**DATA EXCERPTS:**
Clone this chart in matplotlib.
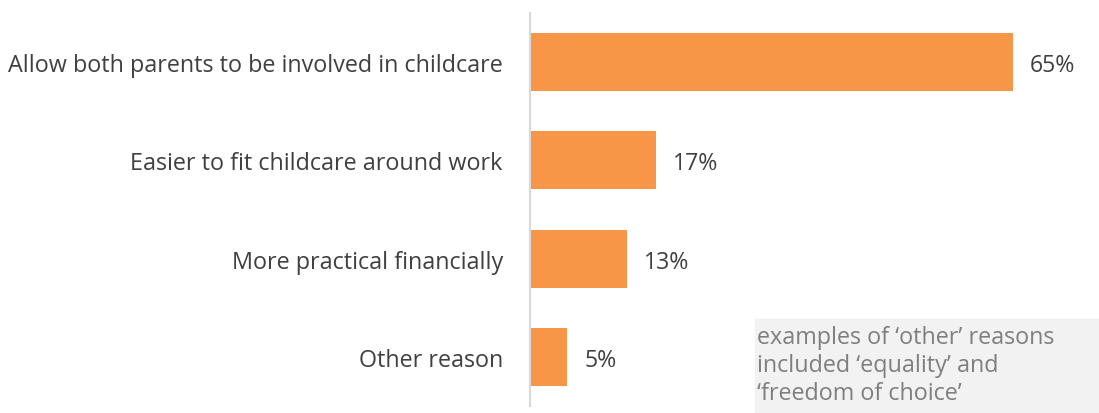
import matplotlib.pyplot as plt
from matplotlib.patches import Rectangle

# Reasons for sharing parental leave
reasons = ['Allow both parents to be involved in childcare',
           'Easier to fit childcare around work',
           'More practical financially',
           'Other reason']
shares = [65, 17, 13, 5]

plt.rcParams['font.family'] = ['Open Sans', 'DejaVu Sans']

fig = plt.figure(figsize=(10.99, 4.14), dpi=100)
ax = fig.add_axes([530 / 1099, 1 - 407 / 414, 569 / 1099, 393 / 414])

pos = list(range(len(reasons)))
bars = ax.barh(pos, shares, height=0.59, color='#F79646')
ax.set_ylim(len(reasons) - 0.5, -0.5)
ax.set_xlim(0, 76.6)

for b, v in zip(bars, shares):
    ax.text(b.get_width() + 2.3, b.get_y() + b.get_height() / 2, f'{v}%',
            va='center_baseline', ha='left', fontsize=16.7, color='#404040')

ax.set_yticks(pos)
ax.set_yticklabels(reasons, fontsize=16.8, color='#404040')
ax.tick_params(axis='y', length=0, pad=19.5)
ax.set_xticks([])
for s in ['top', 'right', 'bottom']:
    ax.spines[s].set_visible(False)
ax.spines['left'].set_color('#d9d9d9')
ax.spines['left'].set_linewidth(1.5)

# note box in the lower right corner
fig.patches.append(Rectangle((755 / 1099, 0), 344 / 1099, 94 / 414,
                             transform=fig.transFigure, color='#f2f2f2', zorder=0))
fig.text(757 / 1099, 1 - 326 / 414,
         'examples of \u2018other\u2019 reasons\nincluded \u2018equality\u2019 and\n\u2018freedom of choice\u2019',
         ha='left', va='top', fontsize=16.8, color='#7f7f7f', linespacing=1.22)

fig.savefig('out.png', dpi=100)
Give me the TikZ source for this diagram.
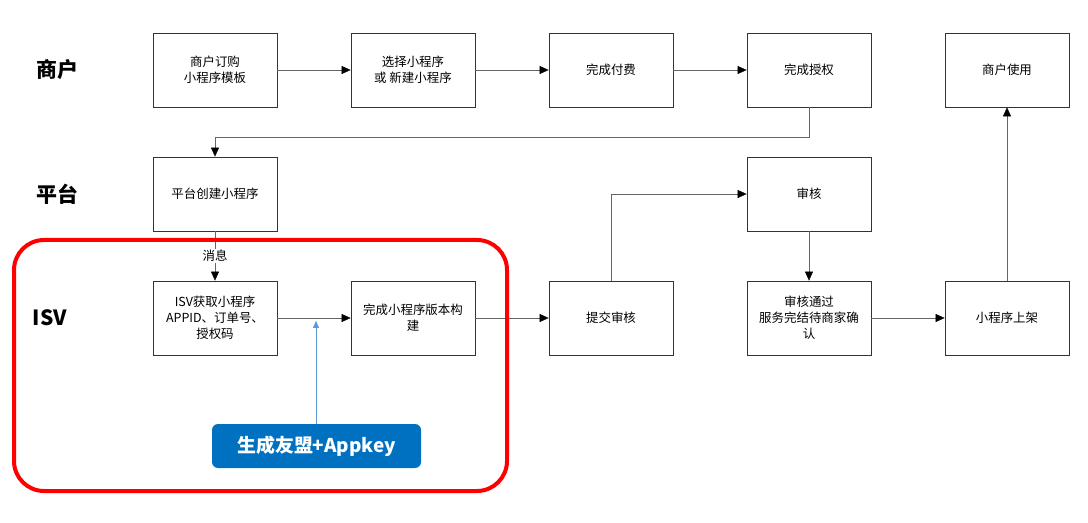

**PROBLEM REQUIREMENTS:**
Repeat exactly the lines from the start of the entries down to the line with "ax = fig.add_axes([530", keeping both ends but none of the pictures.

**THE RESPONSE:**
Clone this chart in matplotlib.
import matplotlib.pyplot as plt
from matplotlib.patches import Rectangle

# Reasons for sharing parental leave
reasons = ['Allow both parents to be involved in childcare',
           'Easier to fit childcare around work',
           'More practical financially',
           'Other reason']
shares = [65, 17, 13, 5]

plt.rcParams['font.family'] = ['Open Sans', 'DejaVu Sans']

fig = plt.figure(figsize=(10.99, 4.14), dpi=100)
ax = fig.add_axes([530 / 1099, 1 - 407 / 414, 569 / 1099, 393 / 414])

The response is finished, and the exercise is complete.